Folha de S. Paulo
Única esperança do presidente é gerar
sensação de bem-estar equivalente à do Plano Real em 1994
Na semana passada, o
Senado aprovou uma emenda constitucional que permite a Bolsonaro
quebrar o Estado brasileiro para tentar vencer o Lula.
Com a aprovação, vão para o lixo o teto
de gastos, a lei de responsabilidade fiscal, a regra de ouro e tudo que
controle os gastos do governo.
A medida, entretanto, não vale por tempo
indeterminado: quando o presidente voltar a ser de esquerda, qualquer pedalada
no Plano Safra voltará a ser motivo de impeachment.

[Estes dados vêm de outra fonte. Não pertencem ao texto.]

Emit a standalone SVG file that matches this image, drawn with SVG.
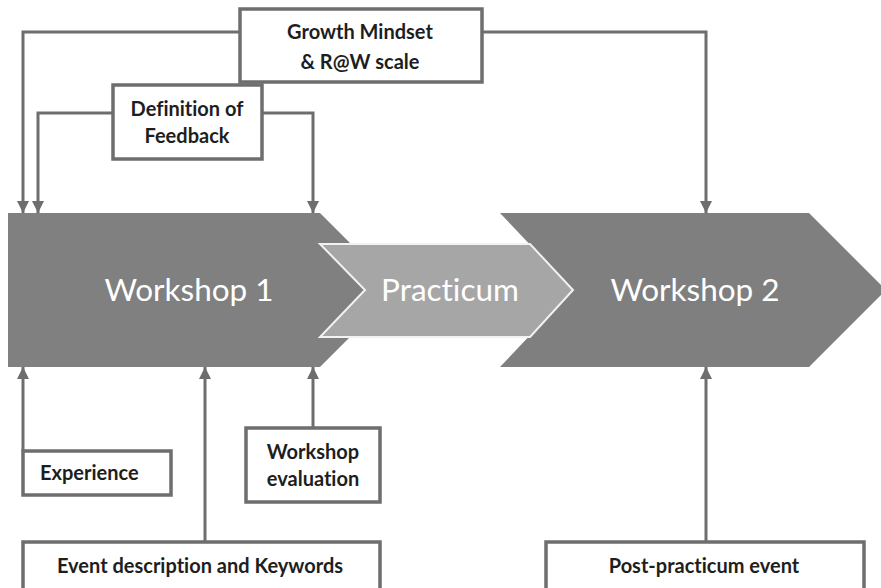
<svg xmlns="http://www.w3.org/2000/svg" width="881" height="588" viewBox="0 0 881 588">
<style>
.box{fill:#fff;stroke:#6e6e6e;stroke-width:3.5}
.lbl{font-family:Lato,"Liberation Sans",sans-serif;font-weight:bold;font-size:20px;fill:#1e1e1e;text-anchor:middle;font-variant-ligatures:none}
.big{font-family:Lato,"Open Sans",sans-serif;font-size:31.5px;fill:#fff;text-anchor:middle;font-variant-ligatures:none}
.con{fill:none;stroke:#6e6e6e;stroke-width:3}
</style>
<defs>
<marker id="ah" viewBox="0 0 10 10" refX="10" refY="5" markerWidth="4" markerHeight="4" orient="auto" markerUnits="strokeWidth">
<path d="M0,0 L10,5 L0,10 z" fill="#6e6e6e"/>
</marker>
</defs>
<rect width="881" height="588" fill="#fff"/>
<g id="workshop1">
<polygon points="8,213 320,213 397,290 320,367 8,367" fill="#808080"/>
<text class="big" x="189" y="301">Workshop 1</text>
</g>
<g id="workshop2">
<polygon points="500,213 809,213 886,290 809,367 500,367 573,290" fill="#7f7f7f"/>
<text class="big" x="695" y="301">Workshop 2</text>
</g>
<g id="practicum">
<polygon points="320,244 530,244 573,290 530,337 320,337 365,290" fill="#a6a6a6" stroke="#f2f2f2" stroke-width="2"/>
<text class="big" x="450" y="301">Practicum</text>
</g>
<g id="connectors">
<path class="con" d="M240,32 H23 V213" marker-end="url(#ah)"/>
<path class="con" d="M482,32 H706 V213" marker-end="url(#ah)"/>
<path class="con" d="M113,113 H38 V213" marker-end="url(#ah)"/>
<path class="con" d="M262,113 H313 V213" marker-end="url(#ah)"/>
<path class="con" d="M23,451 V367" marker-end="url(#ah)"/>
<path class="con" d="M205,542 V367" marker-end="url(#ah)"/>
<path class="con" d="M313,428 V367" marker-end="url(#ah)"/>
<path class="con" d="M706,542 V367" marker-end="url(#ah)"/>
</g>
<g id="growth">
<rect class="box" x="240" y="9" width="242" height="73"/>
<text class="lbl" x="360" y="39">Growth Mindset</text>
<text class="lbl" x="360" y="69">&amp; R@W scale</text>
</g>
<g id="definition">
<rect class="box" x="113" y="85" width="149" height="74"/>
<text class="lbl" x="187" y="116">Definition of</text>
<text class="lbl" x="187" y="143">Feedback</text>
</g>
<g id="experience">
<rect class="box" x="23" y="451" width="148" height="44"/>
<text class="lbl" x="40" y="480" style="text-anchor:start">Experience</text>
</g>
<g id="evaluation">
<rect class="box" x="246" y="428" width="134" height="74"/>
<text class="lbl" x="313" y="459">Workshop</text>
<text class="lbl" x="313" y="486">evaluation</text>
</g>
<g id="event">
<rect class="box" x="23" y="542" width="357" height="50"/>
<text class="lbl" x="200" y="573">Event description and Keywords</text>
</g>
<g id="post">
<rect class="box" x="546" y="542" width="318" height="50"/>
<text class="lbl" x="704" y="573">Post-practicum event</text>
</g>
</svg>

Gastar dinheiro é o que sobrou para Jair Bolsonaro,
que está muito, muito
atrás de Lula nas pesquisas eleitorais.
Só houve, até hoje, uma virada em campanha
presidencial nessa altura do ano: a de 1994, quando Fernando Henrique Cardoso
deu uma arrancada espetacular após a implementação
do Plano Real.
Por mais que seu terapeuta lhe diga o contrário, Paulo Guedes nunca foi nem jamais será capaz de fazer um Plano Real. Todos os historiadores concordam que uma das causas do sucesso do Plano Real foi justamente ninguém ter chamado o Guedes para ajudar.
Por isso, a única esperança de Bolsonaro
virar para cima de Lula é gastar dinheiro até gerar uma sensação de bem-estar
equivalente à causada pelo fim da hiperinflação em 1994.
Vai ser caro.
De todas as medidas aprovadas, a única que
pode influenciar o resultado da eleição é o aumento do Auxílio
Brasil. Os beneficiários do Auxílio são um público em que Lula é fortíssimo.
Talvez o auxílio ajude Bolsonaro a diminuir essa diferença, o que poderia
equilibrar a campanha eleitoral.
O aumento do auxílio deve dar votos a
Bolsonaro, mas é difícil prever quantos. Afinal, o adversário é Lula.
Lula criou o Bolsa Família, também
conhecido como "Auxílio Brasil antes do Bolsonaro mudar o nome do negócio
para parecer que foi ele quem fez".
Contra qualquer outro candidato, Bolsonaro
poderia dizer, "votem em mim ou o outro cara vai cortar o benefício de
vocês". Será que isso vai dar certo contra Lula, que garantiu o benefício
original?
É possível, mas é menos certo do que seria
contra qualquer outro oponente.
As outras medidas da "PEC Medo do
Lula" são uma tentativa de Bolsonaro segurar voto que já tem. Caminhoneiros e
taxistas, beneficiados pela PEC, já tendem a votar em Bolsonaro.
Mesmo se as medidas ajudarem o candidato da
extrema-direita –devem ajudar– não vão decidir a eleição.
A não ser, é claro, que Bolsonaro conte com
os caminhoneiros mais para sua tentativa de golpe do que para a eleição.
É muito, muito ruim que a Constituição seja
alterada três meses antes da eleição para permitir ao governo gastar dinheiro
na campanha. É um sinal de clara deterioração institucional, mais um entre os
vários dos últimos anos.
O precedente é péssimo e, tenham certeza,
será utilizado por outros governos. O puxadinho em cima do teto de gastos acaba
de se tornar um arranha-céus.
Já faz alguns meses que os analistas só não
cravam vitória de Lula no primeiro turno porque Bolsonaro controla a máquina do
governo federal. Situação da economia, alianças, "lava-jatismo" de
2018, nada disso vai ajudar Bolsonaro.
Resta o uso da máquina pública, que costuma dar vantagem a quem concorre à reeleição. Sobretudo, resta a Bolsonaro torcer para que o eleitorado não perceba que isso tudo é só por três meses.
O povo precisa ser alertado sobre este estelionato eleitoral a caminho.